(Supplied data):
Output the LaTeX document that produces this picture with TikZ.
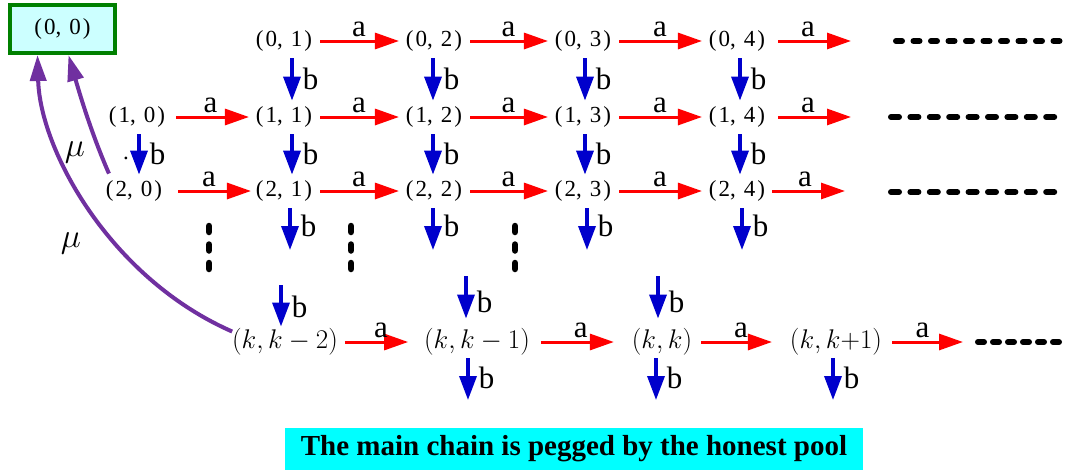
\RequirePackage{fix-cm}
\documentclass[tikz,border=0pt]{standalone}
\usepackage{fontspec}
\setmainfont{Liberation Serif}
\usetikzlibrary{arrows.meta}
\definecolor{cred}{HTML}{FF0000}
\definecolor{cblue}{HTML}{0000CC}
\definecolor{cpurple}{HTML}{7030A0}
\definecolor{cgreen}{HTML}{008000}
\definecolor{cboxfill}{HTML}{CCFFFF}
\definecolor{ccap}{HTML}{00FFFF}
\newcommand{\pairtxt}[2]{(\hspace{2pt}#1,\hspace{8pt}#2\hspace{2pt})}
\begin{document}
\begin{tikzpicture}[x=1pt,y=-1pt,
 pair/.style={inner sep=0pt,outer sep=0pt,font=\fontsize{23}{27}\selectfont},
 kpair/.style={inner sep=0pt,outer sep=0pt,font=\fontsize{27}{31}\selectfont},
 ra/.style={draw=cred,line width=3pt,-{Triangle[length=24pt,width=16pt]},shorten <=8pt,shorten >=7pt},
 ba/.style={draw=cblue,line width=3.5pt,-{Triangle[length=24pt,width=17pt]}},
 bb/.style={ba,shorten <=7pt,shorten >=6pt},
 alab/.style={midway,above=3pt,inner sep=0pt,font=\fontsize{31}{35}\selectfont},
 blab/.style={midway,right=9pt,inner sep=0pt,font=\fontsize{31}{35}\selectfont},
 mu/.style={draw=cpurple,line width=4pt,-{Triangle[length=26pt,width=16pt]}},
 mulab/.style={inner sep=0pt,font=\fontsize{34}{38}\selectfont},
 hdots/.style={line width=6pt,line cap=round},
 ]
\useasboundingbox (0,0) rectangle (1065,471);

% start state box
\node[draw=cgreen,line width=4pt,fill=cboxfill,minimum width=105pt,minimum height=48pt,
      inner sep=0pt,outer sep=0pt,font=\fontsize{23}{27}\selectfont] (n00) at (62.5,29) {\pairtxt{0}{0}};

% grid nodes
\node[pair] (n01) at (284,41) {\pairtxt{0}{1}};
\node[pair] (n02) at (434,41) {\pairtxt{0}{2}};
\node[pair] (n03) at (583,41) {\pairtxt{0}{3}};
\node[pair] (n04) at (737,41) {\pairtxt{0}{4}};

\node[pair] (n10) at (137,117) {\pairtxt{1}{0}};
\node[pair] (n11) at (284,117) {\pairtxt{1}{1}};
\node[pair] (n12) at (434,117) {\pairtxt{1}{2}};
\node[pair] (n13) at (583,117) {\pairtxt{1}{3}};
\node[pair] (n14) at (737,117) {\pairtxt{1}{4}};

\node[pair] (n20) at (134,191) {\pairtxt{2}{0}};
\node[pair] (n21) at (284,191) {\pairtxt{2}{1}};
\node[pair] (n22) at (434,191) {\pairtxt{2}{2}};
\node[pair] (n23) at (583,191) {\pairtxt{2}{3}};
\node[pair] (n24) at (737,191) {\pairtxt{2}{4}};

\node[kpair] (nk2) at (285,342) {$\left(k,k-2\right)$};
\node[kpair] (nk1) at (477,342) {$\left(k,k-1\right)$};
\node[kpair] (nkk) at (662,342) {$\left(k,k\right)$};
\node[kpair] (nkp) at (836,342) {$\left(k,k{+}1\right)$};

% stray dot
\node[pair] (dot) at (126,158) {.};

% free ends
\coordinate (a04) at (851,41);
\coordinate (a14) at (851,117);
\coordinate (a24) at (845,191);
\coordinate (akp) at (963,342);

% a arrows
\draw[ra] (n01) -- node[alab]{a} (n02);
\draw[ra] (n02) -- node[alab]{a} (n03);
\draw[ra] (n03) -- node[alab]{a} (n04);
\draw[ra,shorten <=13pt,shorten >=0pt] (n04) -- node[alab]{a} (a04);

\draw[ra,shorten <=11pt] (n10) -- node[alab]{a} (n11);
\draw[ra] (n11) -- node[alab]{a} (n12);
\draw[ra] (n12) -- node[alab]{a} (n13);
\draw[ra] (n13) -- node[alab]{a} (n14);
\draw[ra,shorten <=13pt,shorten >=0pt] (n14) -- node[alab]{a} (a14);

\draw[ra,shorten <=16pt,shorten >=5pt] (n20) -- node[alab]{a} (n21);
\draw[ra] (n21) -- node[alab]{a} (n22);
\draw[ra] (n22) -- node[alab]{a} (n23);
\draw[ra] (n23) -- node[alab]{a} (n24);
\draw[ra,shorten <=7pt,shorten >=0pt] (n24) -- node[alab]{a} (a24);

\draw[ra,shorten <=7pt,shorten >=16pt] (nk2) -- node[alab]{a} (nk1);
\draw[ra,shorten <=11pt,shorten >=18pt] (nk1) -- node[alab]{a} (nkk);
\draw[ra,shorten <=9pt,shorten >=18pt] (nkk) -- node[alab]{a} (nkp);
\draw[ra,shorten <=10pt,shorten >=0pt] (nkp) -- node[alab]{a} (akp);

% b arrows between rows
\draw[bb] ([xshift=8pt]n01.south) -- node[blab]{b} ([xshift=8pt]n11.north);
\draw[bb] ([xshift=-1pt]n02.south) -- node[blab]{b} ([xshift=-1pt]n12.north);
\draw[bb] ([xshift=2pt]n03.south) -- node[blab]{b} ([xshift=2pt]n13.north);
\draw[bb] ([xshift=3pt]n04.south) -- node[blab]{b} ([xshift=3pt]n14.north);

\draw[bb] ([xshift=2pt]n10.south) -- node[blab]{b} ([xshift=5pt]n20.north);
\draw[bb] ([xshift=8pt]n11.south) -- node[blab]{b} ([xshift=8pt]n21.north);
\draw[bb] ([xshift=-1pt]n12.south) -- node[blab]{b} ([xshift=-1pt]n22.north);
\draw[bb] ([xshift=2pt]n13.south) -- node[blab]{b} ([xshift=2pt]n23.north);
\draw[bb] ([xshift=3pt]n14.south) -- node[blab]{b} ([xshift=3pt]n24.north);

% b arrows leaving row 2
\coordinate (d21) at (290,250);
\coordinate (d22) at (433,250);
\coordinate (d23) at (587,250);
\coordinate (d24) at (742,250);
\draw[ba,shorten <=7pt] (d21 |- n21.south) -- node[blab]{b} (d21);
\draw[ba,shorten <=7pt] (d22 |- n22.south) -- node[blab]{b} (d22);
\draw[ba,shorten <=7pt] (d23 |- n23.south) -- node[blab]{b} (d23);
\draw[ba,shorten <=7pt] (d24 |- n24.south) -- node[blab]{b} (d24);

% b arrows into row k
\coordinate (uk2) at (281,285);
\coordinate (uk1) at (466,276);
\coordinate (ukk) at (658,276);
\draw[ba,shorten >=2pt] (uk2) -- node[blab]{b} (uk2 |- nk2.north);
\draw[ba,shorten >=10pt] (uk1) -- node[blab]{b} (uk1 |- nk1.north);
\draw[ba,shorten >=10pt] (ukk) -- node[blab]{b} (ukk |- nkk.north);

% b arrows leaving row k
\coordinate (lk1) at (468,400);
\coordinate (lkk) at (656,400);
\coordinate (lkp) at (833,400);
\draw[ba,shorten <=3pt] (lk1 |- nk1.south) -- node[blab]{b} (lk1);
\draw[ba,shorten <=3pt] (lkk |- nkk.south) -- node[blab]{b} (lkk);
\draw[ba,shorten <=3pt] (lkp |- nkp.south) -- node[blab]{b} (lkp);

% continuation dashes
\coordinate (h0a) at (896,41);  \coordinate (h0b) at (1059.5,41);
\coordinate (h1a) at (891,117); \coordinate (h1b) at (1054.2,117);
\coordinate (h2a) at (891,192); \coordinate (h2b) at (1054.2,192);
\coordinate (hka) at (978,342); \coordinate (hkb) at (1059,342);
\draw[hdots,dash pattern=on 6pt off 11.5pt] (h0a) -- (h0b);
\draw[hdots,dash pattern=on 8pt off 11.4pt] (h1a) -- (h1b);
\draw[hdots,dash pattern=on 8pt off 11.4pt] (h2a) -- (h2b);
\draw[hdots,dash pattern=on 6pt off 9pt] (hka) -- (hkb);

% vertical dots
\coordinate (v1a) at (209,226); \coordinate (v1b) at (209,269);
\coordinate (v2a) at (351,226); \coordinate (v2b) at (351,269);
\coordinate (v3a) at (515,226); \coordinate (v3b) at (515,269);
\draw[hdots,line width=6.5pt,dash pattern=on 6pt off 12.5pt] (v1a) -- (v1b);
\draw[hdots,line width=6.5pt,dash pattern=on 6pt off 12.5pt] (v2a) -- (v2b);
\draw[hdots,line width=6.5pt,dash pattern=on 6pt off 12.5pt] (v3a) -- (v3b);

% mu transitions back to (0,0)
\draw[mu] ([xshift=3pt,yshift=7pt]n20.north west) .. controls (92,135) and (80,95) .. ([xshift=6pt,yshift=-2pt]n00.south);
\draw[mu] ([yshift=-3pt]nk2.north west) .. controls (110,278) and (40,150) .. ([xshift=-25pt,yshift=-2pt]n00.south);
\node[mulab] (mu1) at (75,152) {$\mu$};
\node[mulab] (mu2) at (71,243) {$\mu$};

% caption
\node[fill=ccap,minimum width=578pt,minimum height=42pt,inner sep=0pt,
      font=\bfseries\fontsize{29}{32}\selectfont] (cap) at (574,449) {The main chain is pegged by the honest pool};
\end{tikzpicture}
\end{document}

(Given exercise): Repeat, exactly and in full, each line from the start of the data to the line that contains "(n00) at (62.5,29)". Pictures do not go in.

(In response):
Output the LaTeX document that produces this picture with TikZ.
\RequirePackage{fix-cm}
\documentclass[tikz,border=0pt]{standalone}
\usepackage{fontspec}
\setmainfont{Liberation Serif}
\usetikzlibrary{arrows.meta}
\definecolor{cred}{HTML}{FF0000}
\definecolor{cblue}{HTML}{0000CC}
\definecolor{cpurple}{HTML}{7030A0}
\definecolor{cgreen}{HTML}{008000}
\definecolor{cboxfill}{HTML}{CCFFFF}
\definecolor{ccap}{HTML}{00FFFF}
\newcommand{\pairtxt}[2]{(\hspace{2pt}#1,\hspace{8pt}#2\hspace{2pt})}
\begin{document}
\begin{tikzpicture}[x=1pt,y=-1pt,
 pair/.style={inner sep=0pt,outer sep=0pt,font=\fontsize{23}{27}\selectfont},
 kpair/.style={inner sep=0pt,outer sep=0pt,font=\fontsize{27}{31}\selectfont},
 ra/.style={draw=cred,line width=3pt,-{Triangle[length=24pt,width=16pt]},shorten <=8pt,shorten >=7pt},
 ba/.style={draw=cblue,line width=3.5pt,-{Triangle[length=24pt,width=17pt]}},
 bb/.style={ba,shorten <=7pt,shorten >=6pt},
 alab/.style={midway,above=3pt,inner sep=0pt,font=\fontsize{31}{35}\selectfont},
 blab/.style={midway,right=9pt,inner sep=0pt,font=\fontsize{31}{35}\selectfont},
 mu/.style={draw=cpurple,line width=4pt,-{Triangle[length=26pt,width=16pt]}},
 mulab/.style={inner sep=0pt,font=\fontsize{34}{38}\selectfont},
 hdots/.style={line width=6pt,line cap=round},
 ]
\useasboundingbox (0,0) rectangle (1065,471);

% start state box
\node[draw=cgreen,line width=4pt,fill=cboxfill,minimum width=105pt,minimum height=48pt,
      inner sep=0pt,outer sep=0pt,font=\fontsize{23}{27}\selectfont] (n00) at (62.5,29) {\pairtxt{0}{0}};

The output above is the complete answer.